• [Goal] Give the data below again exactly as written, without its pictures.

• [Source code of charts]
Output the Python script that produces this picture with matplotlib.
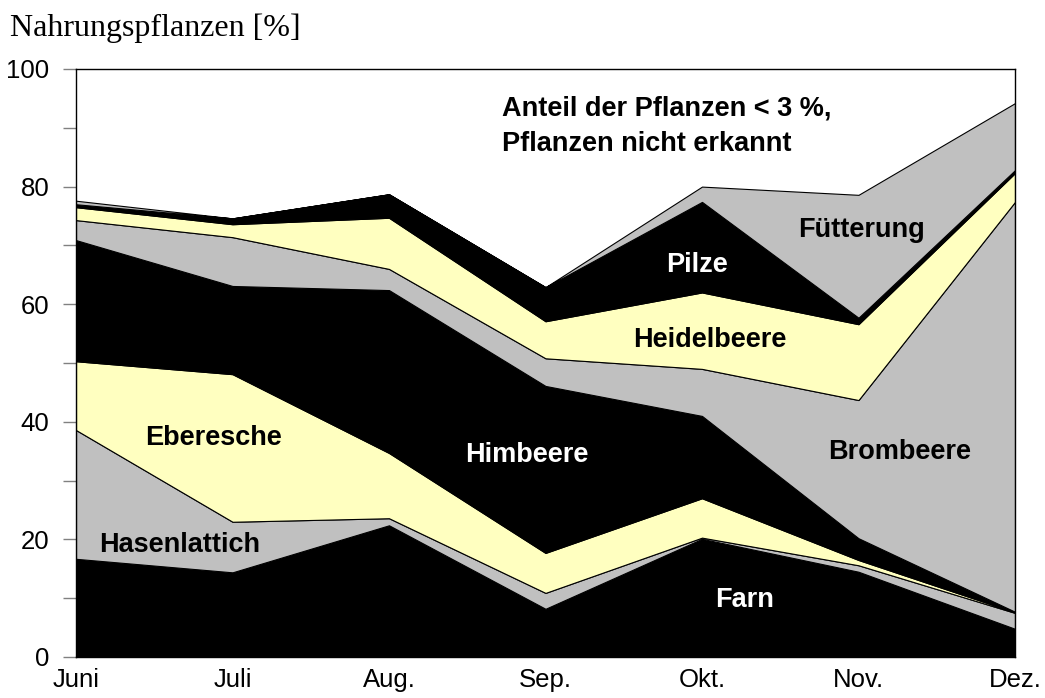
import matplotlib
matplotlib.use('Agg')
import matplotlib.pyplot as plt
import numpy as np

months = ['Juni', 'Juli', 'Aug.', 'Sep.', 'Okt.', 'Nov.', 'Dez.']

# Anteile in % (von unten nach oben gestapelt)
farn = [16.7, 14.4, 22.4, 8.2, 20.1, 14.5, 4.8]
hasenlattich = [21.9, 8.6, 1.2, 2.7, 0.2, 1.1, 2.7]
eberesche = [11.7, 25.1, 11.1, 6.8, 6.7, 0.9, 0.1]
himbeere = [20.6, 15.0, 27.7, 28.4, 14.0, 3.7, 0.1]
brombeere = [3.4, 8.3, 3.6, 4.7, 8.0, 23.5, 69.7]
heidelbeere = [2.2, 2.2, 8.7, 6.3, 13.0, 12.9, 4.9]
pilze = [0.5, 1.0, 4.0, 5.8, 15.4, 1.1, 0.5]
fuetterung = [0.6, 0.0, 0.0, 0.0, 2.6, 20.9, 11.4]

GRAY = '#c0c0c0'
YELLOW = '#ffffc0'
BLACK = '#000000'

fig = plt.figure(figsize=(10.45, 6.98), dpi=100)
ax = fig.add_axes([76 / 1045, 1 - 657 / 698, (1015 - 76) / 1045, (657 - 69) / 698])

x = np.arange(len(months))
layers = [farn, hasenlattich, eberesche, himbeere, brombeere, heidelbeere, pilze, fuetterung]
colors = [BLACK, GRAY, YELLOW, BLACK, GRAY, YELLOW, BLACK, GRAY]
ax.stackplot(x, *layers, colors=colors, edgecolor='black', linewidth=0.8)

ax.set_xlim(0, len(months) - 1)
ax.set_ylim(0, 100)
ax.set_xticks(x)
ax.set_xticklabels(months, family='Liberation Sans', fontsize=18.5)
ax.tick_params(axis='x', length=0, pad=8)
ax.set_yticks(range(0, 101, 20))
ax.set_yticks(range(10, 100, 20), minor=True)
ax.set_yticklabels([str(v) for v in range(0, 101, 20)], family='Liberation Sans', fontsize=18.5)
ax.tick_params(axis='y', which='both', direction='out', length=9.5, width=1,
               color='#808080', pad=9.5)
for s in ax.spines.values():
    s.set_linewidth(1)
    s.set_color('black')

lab = dict(family='Liberation Sans', fontsize=19.5, fontweight='bold', ha='center', va='center')
ax.text(0.88, 37.2, 'Eberesche', color='black', **lab)
ax.text(0.66, 19.0, 'Hasenlattich', color='black', **lab)
ax.text(2.88, 34.4, 'Himbeere', color='white', **lab)
ax.text(4.27, 9.7, 'Farn', color='white', **lab)
ax.text(3.97, 66.7, 'Pilze', color='white', **lab)
ax.text(4.05, 53.9, 'Heidelbeere', color='black', **lab)
ax.text(5.02, 72.6, 'Fütterung', color='black', **lab)
ax.text(5.26, 34.9, 'Brombeere', color='black', **lab)
ax.text(2.72, 90.3, 'Anteil der Pflanzen < 3 %,\nPflanzen nicht erkannt', color='black',
        family='Liberation Sans', fontsize=19.5, fontweight='bold', ha='left', va='center',
        linespacing=1.5)

fig.text(10 / 1045, 1 - 28 / 698, 'Nahrungspflanzen [%]', family='Liberation Serif',
         fontsize=23, ha='left', va='center')

fig.savefig('out.png', dpi=100)
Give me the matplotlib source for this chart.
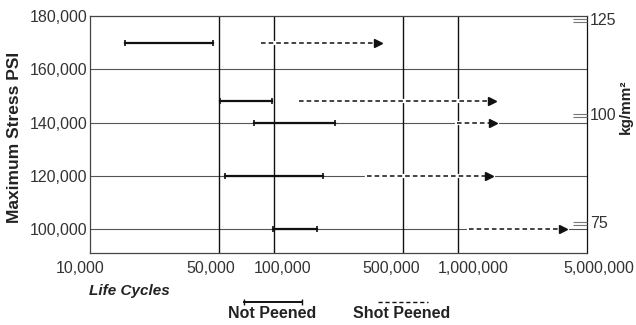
import matplotlib
matplotlib.use("Agg")
import matplotlib.pyplot as plt
from matplotlib.lines import Line2D
from matplotlib.transforms import ScaledTranslation
from matplotlib.ticker import FixedLocator

plt.rcParams['font.family'] = ['Liberation Sans', 'DejaVu Sans']

# stress level of each test row (psi)
stress = [170000, 148000, 140000, 120000, 100000]
# life range, not peened (cycles)
np_start = [15500, 50500, 78000, 54000, 98000]
np_end = [46500, 97000, 215000, 185000, 170000]
# life range, shot peened (runouts, arrowed)
sp_start = [84500, 136000, 990000, 320000, 1150000]
sp_end = [365000, 1530000, 1540000, 1470000, 3700000]

x_ticks = [10000, 50000, 100000, 500000, 1000000, 5000000]
x_labels = ['10,000', '50,000', '100,000', '500,000', '1,000,000', '5,000,000']
y_ticks = [100000, 120000, 140000, 160000, 180000]
y_labels = ['100,000', '120,000', '140,000', '160,000', '180,000']
kg_ticks = [178870, 143230, 102700]
kg_labels = ['125', '100', '75']

fig = plt.figure(figsize=(6.36, 3.25), dpi=100)
ax = fig.add_axes([90 / 636, 1 - 253 / 325, 497 / 636, 237 / 325])

ax.set_xscale('log')
ax.set_xlim(10000, 5000000)
ax.set_ylim(91000, 180000)

# grid
for v in [100000, 120000, 140000, 160000]:
    ax.axhline(v, color='#555555', lw=0.8, zorder=1)
for v in [50000, 100000, 500000, 1000000]:
    ax.axvline(v, color='#111111', lw=1.0, zorder=1)

for y, a, b in zip(stress, np_start, np_end):
    ax.plot([a, b], [y, y], color='#111111', lw=1.6, marker='|',
            markersize=5, markeredgewidth=1.2, zorder=3)

for y, a, b in zip(stress, sp_start, sp_end):
    ax.plot([a, b * 1.05], [y, y], color='white', lw=3, zorder=2)
    ax.plot([a, b], [y, y], color='#111111', lw=1.1, ls=(0, (3, 2)), zorder=3)
    ax.plot([b], [y], marker='>', color='#111111', markersize=6, zorder=3)

for s in ax.spines.values():
    s.set_color('#444444')
    s.set_linewidth(0.9)
ax.spines['right'].set_color('#111111')

ax.set_xticks(x_ticks)
ax.set_xticklabels(x_labels)
ax.xaxis.set_minor_locator(FixedLocator([]))
ax.set_yticks(y_ticks)
ax.set_yticklabels(y_labels)
ax.tick_params(length=0, labelsize=11.5, labelcolor='#333333')
ax.tick_params(axis='y', pad=2)
ax.tick_params(axis='x', pad=6)

shifts = [-10, -7.5, 8, -11.5, 15, 12]
for lab, dx in zip(ax.get_xticklabels(), shifts):
    lab.set_transform(lab.get_transform() + ScaledTranslation(dx / 100, 0, fig.dpi_scale_trans))

ax2 = ax.twinx()
ax2.set_ylim(ax.get_ylim())
ax2.set_yticks(kg_ticks)
ax2.set_yticklabels(kg_labels)
ax2.set_yticks([v - 1300 for v in kg_ticks], minor=True)
ax2.tick_params(axis='y', which='both', direction='in', length=10, width=0.8,
                color='#777777', pad=2, labelsize=11.5, labelcolor='#333333')
for s in ax2.spines.values():
    s.set_visible(False)

fig.text(15 / 636, 1 - 137 / 325, 'Maximum Stress PSI', rotation=90, ha='center',
         va='center', fontsize=12.5, fontweight='bold', color='#222222')
fig.text(626 / 636, 1 - 107 / 325, 'kg/mm²', rotation=90, ha='center',
         va='center', fontsize=11, fontweight='bold', color='#222222')
fig.text(89 / 636, 1 - 291 / 325, 'Life Cycles', ha='left', va='center',
         fontsize=11, fontweight='bold', style='italic', color='#222222')

# legend
fig.add_artist(Line2D([244 / 636, 302 / 636], [1 - 302 / 325] * 2, color='#111111',
                      lw=1.4, marker='|', markersize=4, transform=fig.transFigure))
fig.add_artist(Line2D([378 / 636, 428 / 636], [1 - 302 / 325] * 2, color='#111111',
                      lw=1.0, ls=(0, (3, 2)), transform=fig.transFigure))
fig.text(272 / 636, 1 - 314 / 325, 'Not Peened', ha='center', va='center',
         fontsize=11.5, fontweight='bold', color='#222222')
fig.text(402 / 636, 1 - 314 / 325, 'Shot Peened', ha='center', va='center',
         fontsize=11.5, fontweight='bold', color='#222222')

fig.savefig('out.png', dpi=100)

• [Final result]
Output the Python script that produces this picture with matplotlib.
import matplotlib
matplotlib.use('Agg')
import matplotlib.pyplot as plt
import numpy as np

months = ['Juni', 'Juli', 'Aug.', 'Sep.', 'Okt.', 'Nov.', 'Dez.']

# Anteile in % (von unten nach oben gestapelt)
farn = [16.7, 14.4, 22.4, 8.2, 20.1, 14.5, 4.8]
hasenlattich = [21.9, 8.6, 1.2, 2.7, 0.2, 1.1, 2.7]
eberesche = [11.7, 25.1, 11.1, 6.8, 6.7, 0.9, 0.1]
himbeere = [20.6, 15.0, 27.7, 28.4, 14.0, 3.7, 0.1]
brombeere = [3.4, 8.3, 3.6, 4.7, 8.0, 23.5, 69.7]
heidelbeere = [2.2, 2.2, 8.7, 6.3, 13.0, 12.9, 4.9]
pilze = [0.5, 1.0, 4.0, 5.8, 15.4, 1.1, 0.5]
fuetterung = [0.6, 0.0, 0.0, 0.0, 2.6, 20.9, 11.4]

GRAY = '#c0c0c0'
YELLOW = '#ffffc0'
BLACK = '#000000'

fig = plt.figure(figsize=(10.45, 6.98), dpi=100)
ax = fig.add_axes([76 / 1045, 1 - 657 / 698, (1015 - 76) / 1045, (657 - 69) / 698])

x = np.arange(len(months))
layers = [farn, hasenlattich, eberesche, himbeere, brombeere, heidelbeere, pilze, fuetterung]
colors = [BLACK, GRAY, YELLOW, BLACK, GRAY, YELLOW, BLACK, GRAY]
ax.stackplot(x, *layers, colors=colors, edgecolor='black', linewidth=0.8)

ax.set_xlim(0, len(months) - 1)
ax.set_ylim(0, 100)
ax.set_xticks(x)
ax.set_xticklabels(months, family='Liberation Sans', fontsize=18.5)
ax.tick_params(axis='x', length=0, pad=8)
ax.set_yticks(range(0, 101, 20))
ax.set_yticks(range(10, 100, 20), minor=True)
ax.set_yticklabels([str(v) for v in range(0, 101, 20)], family='Liberation Sans', fontsize=18.5)
ax.tick_params(axis='y', which='both', direction='out', length=9.5, width=1,
               color='#808080', pad=9.5)
for s in ax.spines.values():
    s.set_linewidth(1)
    s.set_color('black')

lab = dict(family='Liberation Sans', fontsize=19.5, fontweight='bold', ha='center', va='center')
ax.text(0.88, 37.2, 'Eberesche', color='black', **lab)
ax.text(0.66, 19.0, 'Hasenlattich', color='black', **lab)
ax.text(2.88, 34.4, 'Himbeere', color='white', **lab)
ax.text(4.27, 9.7, 'Farn', color='white', **lab)
ax.text(3.97, 66.7, 'Pilze', color='white', **lab)
ax.text(4.05, 53.9, 'Heidelbeere', color='black', **lab)
ax.text(5.02, 72.6, 'Fütterung', color='black', **lab)
ax.text(5.26, 34.9, 'Brombeere', color='black', **lab)
ax.text(2.72, 90.3, 'Anteil der Pflanzen < 3 %,\nPflanzen nicht erkannt', color='black',
        family='Liberation Sans', fontsize=19.5, fontweight='bold', ha='left', va='center',
        linespacing=1.5)

fig.text(10 / 1045, 1 - 28 / 698, 'Nahrungspflanzen [%]', family='Liberation Serif',
         fontsize=23, ha='left', va='center')

fig.savefig('out.png', dpi=100)
Give me the matplotlib source for this chart.
import matplotlib
matplotlib.use("Agg")
import matplotlib.pyplot as plt
from matplotlib.lines import Line2D
from matplotlib.transforms import ScaledTranslation
from matplotlib.ticker import FixedLocator

plt.rcParams['font.family'] = ['Liberation Sans', 'DejaVu Sans']

# stress level of each test row (psi)
stress = [170000, 148000, 140000, 120000, 100000]
# life range, not peened (cycles)
np_start = [15500, 50500, 78000, 54000, 98000]
np_end = [46500, 97000, 215000, 185000, 170000]
# life range, shot peened (runouts, arrowed)
sp_start = [84500, 136000, 990000, 320000, 1150000]
sp_end = [365000, 1530000, 1540000, 1470000, 3700000]

x_ticks = [10000, 50000, 100000, 500000, 1000000, 5000000]
x_labels = ['10,000', '50,000', '100,000', '500,000', '1,000,000', '5,000,000']
y_ticks = [100000, 120000, 140000, 160000, 180000]
y_labels = ['100,000', '120,000', '140,000', '160,000', '180,000']
kg_ticks = [178870, 143230, 102700]
kg_labels = ['125', '100', '75']

fig = plt.figure(figsize=(6.36, 3.25), dpi=100)
ax = fig.add_axes([90 / 636, 1 - 253 / 325, 497 / 636, 237 / 325])

ax.set_xscale('log')
ax.set_xlim(10000, 5000000)
ax.set_ylim(91000, 180000)

# grid
for v in [100000, 120000, 140000, 160000]:
    ax.axhline(v, color='#555555', lw=0.8, zorder=1)
for v in [50000, 100000, 500000, 1000000]:
    ax.axvline(v, color='#111111', lw=1.0, zorder=1)

for y, a, b in zip(stress, np_start, np_end):
    ax.plot([a, b], [y, y], color='#111111', lw=1.6, marker='|',
            markersize=5, markeredgewidth=1.2, zorder=3)

for y, a, b in zip(stress, sp_start, sp_end):
    ax.plot([a, b * 1.05], [y, y], color='white', lw=3, zorder=2)
    ax.plot([a, b], [y, y], color='#111111', lw=1.1, ls=(0, (3, 2)), zorder=3)
    ax.plot([b], [y], marker='>', color='#111111', markersize=6, zorder=3)

for s in ax.spines.values():
    s.set_color('#444444')
    s.set_linewidth(0.9)
ax.spines['right'].set_color('#111111')

ax.set_xticks(x_ticks)
ax.set_xticklabels(x_labels)
ax.xaxis.set_minor_locator(FixedLocator([]))
ax.set_yticks(y_ticks)
ax.set_yticklabels(y_labels)
ax.tick_params(length=0, labelsize=11.5, labelcolor='#333333')
ax.tick_params(axis='y', pad=2)
ax.tick_params(axis='x', pad=6)

shifts = [-10, -7.5, 8, -11.5, 15, 12]
for lab, dx in zip(ax.get_xticklabels(), shifts):
    lab.set_transform(lab.get_transform() + ScaledTranslation(dx / 100, 0, fig.dpi_scale_trans))

ax2 = ax.twinx()
ax2.set_ylim(ax.get_ylim())
ax2.set_yticks(kg_ticks)
ax2.set_yticklabels(kg_labels)
ax2.set_yticks([v - 1300 for v in kg_ticks], minor=True)
ax2.tick_params(axis='y', which='both', direction='in', length=10, width=0.8,
                color='#777777', pad=2, labelsize=11.5, labelcolor='#333333')
for s in ax2.spines.values():
    s.set_visible(False)

fig.text(15 / 636, 1 - 137 / 325, 'Maximum Stress PSI', rotation=90, ha='center',
         va='center', fontsize=12.5, fontweight='bold', color='#222222')
fig.text(626 / 636, 1 - 107 / 325, 'kg/mm²', rotation=90, ha='center',
         va='center', fontsize=11, fontweight='bold', color='#222222')
fig.text(89 / 636, 1 - 291 / 325, 'Life Cycles', ha='left', va='center',
         fontsize=11, fontweight='bold', style='italic', color='#222222')

# legend
fig.add_artist(Line2D([244 / 636, 302 / 636], [1 - 302 / 325] * 2, color='#111111',
                      lw=1.4, marker='|', markersize=4, transform=fig.transFigure))
fig.add_artist(Line2D([378 / 636, 428 / 636], [1 - 302 / 325] * 2, color='#111111',
                      lw=1.0, ls=(0, (3, 2)), transform=fig.transFigure))
fig.text(272 / 636, 1 - 314 / 325, 'Not Peened', ha='center', va='center',
         fontsize=11.5, fontweight='bold', color='#222222')
fig.text(402 / 636, 1 - 314 / 325, 'Shot Peened', ha='center', va='center',
         fontsize=11.5, fontweight='bold', color='#222222')

fig.savefig('out.png', dpi=100)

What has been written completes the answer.